Transcript
“Pacemakers are obviously battery dependent and they’re in your chest and they’re hooked to these wires. And then they pace at different intervals. Some people need the pacer to make every heartbeat for them. Therefore, the battery’s not going to last as long as for those people where every two months, the patient fires four or five times. So depending on how much a person uses the pacer, that person is going to need battery change at some interval. This is why we doctors ask patients to come to the office periodically, or at least assess their pacemaker transtelephonically for those newer generation pacemakers, so that we can get an idea of what the effective replacement time is, or the ERT. And when that pacemaker gets within six months of need for a generator upgrade, we bring them closer at a closer interval and we check the battery life.

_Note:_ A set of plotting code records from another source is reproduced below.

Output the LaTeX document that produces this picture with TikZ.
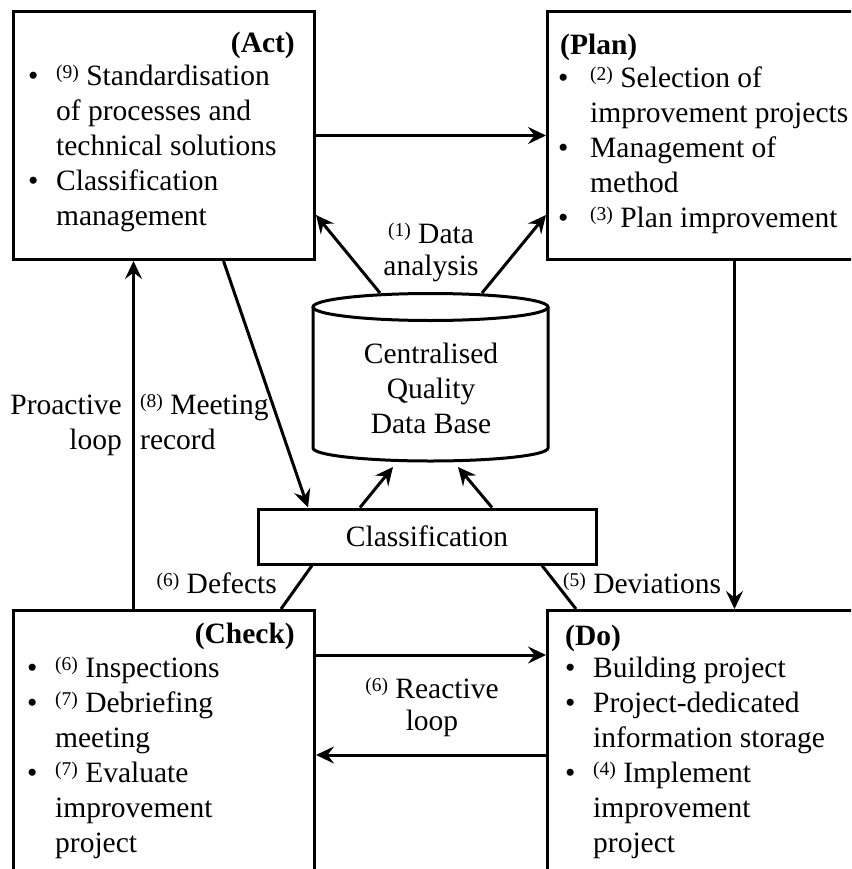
\documentclass[tikz,border=0pt]{standalone}
\usepackage{fontspec}
\setmainfont{Liberation Serif}
\usetikzlibrary{arrows.meta}
\newcommand\supn[1]{\raisebox{7pt}{\fontsize{19.5}{19.5}\selectfont(#1)}}
\begin{document}
\begin{tikzpicture}[x=1pt,y=-1pt,
  txt/.style={inner sep=0pt, font=\fontsize{29.5}{35}\selectfont},
  box/.style={draw, line width=3pt, rectangle, inner sep=0pt, anchor=north west},
  ln/.style={line width=3pt},
  arr/.style={line width=3pt, -{Stealth[length=18pt,width=17pt,inset=6.5pt]}}]
\clip (0,0) rectangle (851,869);
\fill[white] (0,0) rectangle (851,869);
% boxes
\node[box, minimum width=301pt, minimum height=248pt] (act) at (12,10) {};
\node[box, minimum width=330pt, minimum height=248pt] (plan) at (546,10) {};
\node[box, minimum width=301pt, minimum height=300pt] (check) at (12,609) {};
\node[box, minimum width=330pt, minimum height=300pt] (do) at (546,609) {};
\node[box, minimum width=338pt, minimum height=55pt, anchor=center, txt, line width=3pt] (cls) at (427,536.5) {Classification};
% cylinder
\draw[ln] (313,307) -- (313,448) arc[start angle=180, end angle=360, x radius=117.5pt, y radius=13pt] -- (548,307);
\draw[ln] (430.5,307) ellipse[x radius=117.5pt, y radius=13.5pt];
\node[txt, anchor=base] (db) at (431,363) {\begin{tabular}[t]{@{}c@{}}Centralised\\Quality\\Data Base\end{tabular}};
\coordinate (dbtopL) at (380,293);
\coordinate (dbtopR) at (482,293);
\coordinate (dbbotL) at (393,467);
\coordinate (dbbotR) at (458,467);
% headers
\node[txt, anchor=base east] (acth) at (295,53) {\textbf{(Act)}};
\node[txt, anchor=base west] (planh) at (560,55) {\textbf{(Plan)}};
\node[txt, anchor=base east] (checkh) at (295,643) {\textbf{(Check)}};
\node[txt, anchor=base west] (doh) at (565,645) {\textbf{(Do)}};
% box contents
\node[txt, anchor=base west] (acti) at (28,86) {\begin{tabular}[t]{@{}p{28pt}@{}l@{}}
\textbullet & \supn{9} Standardisation\\
 & of processes and\\
 & technical solutions\\
\textbullet & Classification\\
 & management
\end{tabular}};
\node[txt, anchor=base west] (plani) at (558,88) {\begin{tabular}[t]{@{}p{32pt}@{}l@{}}
\textbullet & \supn{2} Selection of\\
 & improvement projects\\
\textbullet & Management of\\
 & method\\
\textbullet & \supn{3} Plan improvement
\end{tabular}};
\node[txt, anchor=base west] (checki) at (27,677) {\begin{tabular}[t]{@{}p{28pt}@{}l@{}}
\textbullet & \supn{6} Inspections\\
\textbullet & \supn{7} Debriefing\\
 & meeting\\
\textbullet & \supn{7} Evaluate\\
 & improvement\\
 & project
\end{tabular}};
\node[txt, anchor=base west] (doi) at (565,677) {\begin{tabular}[t]{@{}p{28pt}@{}l@{}}
\textbullet & Building project\\
\textbullet & Project-dedicated\\
 & information storage\\
\textbullet & \supn{4} Implement\\
 & improvement\\
 & project
\end{tabular}};
% labels
\node[txt, anchor=base] (dal) at (431,243) {\begin{tabular}[t]{@{}c@{}}\supn{1} Data\\[-3pt]analysis\end{tabular}};
\node[txt, anchor=base east] (pro) at (122,414) {\begin{tabular}[t]{@{}r@{}}Proactive\\loop\end{tabular}};
\node[txt, anchor=base west] (mrec) at (140,414) {\begin{tabular}[t]{@{}l@{}}\supn{8} Meeting\\record\end{tabular}};
\node[txt, anchor=base east] (defl) at (277,593) {\supn{6} Defects};
\node[txt, anchor=base west] (devl) at (563,593) {\supn{5} Deviations};
\node[txt, anchor=base] (rea) at (432,698) {\begin{tabular}[t]{@{}c@{}}\supn{6} Reactive\\[-3pt]loop\end{tabular}};
% connectors
\draw[arr] (act.east) -- (plan.west);
\draw[arr] (dbtopL) -- ([yshift=46pt]act.south east);
\draw[arr] (dbtopR) -- ([yshift=46pt]plan.south west);
\draw[arr] ([xshift=22pt]plan.south) -- ([xshift=22pt]do.north);
\draw[arr] ([xshift=59.5pt]act.south) -- ([xshift=-119pt]cls.north);
\draw[arr] ([xshift=-67pt]cls.north) -- (dbbotL);
\draw[arr] ([xshift=65pt]cls.north) -- (dbbotR);
\draw[ln] ([xshift=-115pt]cls.south) -- ([xshift=-35pt]check.north east);
\draw[ln] ([xshift=115pt]cls.south) -- ([xshift=30pt]do.north west);
\draw[arr] ([xshift=-30.5pt]check.north) -- ([xshift=-30.5pt]act.south);
\draw[arr] ([yshift=-46pt]check.north east) -- ([yshift=-46pt]do.north west);
\draw[arr] ([yshift=-146pt]do.north west) -- ([yshift=-146pt]check.north east);
\end{tikzpicture}
\end{document}
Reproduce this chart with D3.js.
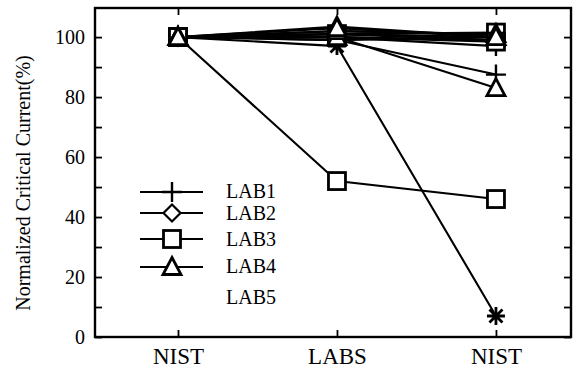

And then we set them up to get a new generator. The newer generation pacemakers tend to have longer battery life and greater storage, but still we don’t have a pacemaker that we can charge without replacing that battery. Now you can charge your iPhone. You can charge your devices without connecting to a plug, but we still don’t have that technology for a pacemaker as of yet. Now more recently, we have now an implantable pacemaker that needs no leads so that you don’t have to have a battery under your skin and wires hooked up to the heart. These pacemakers can actually be delivered through the vein into the heart and actually be inserted in the heart muscle such that it fires without any wire, additional wiring or any additional hardware.”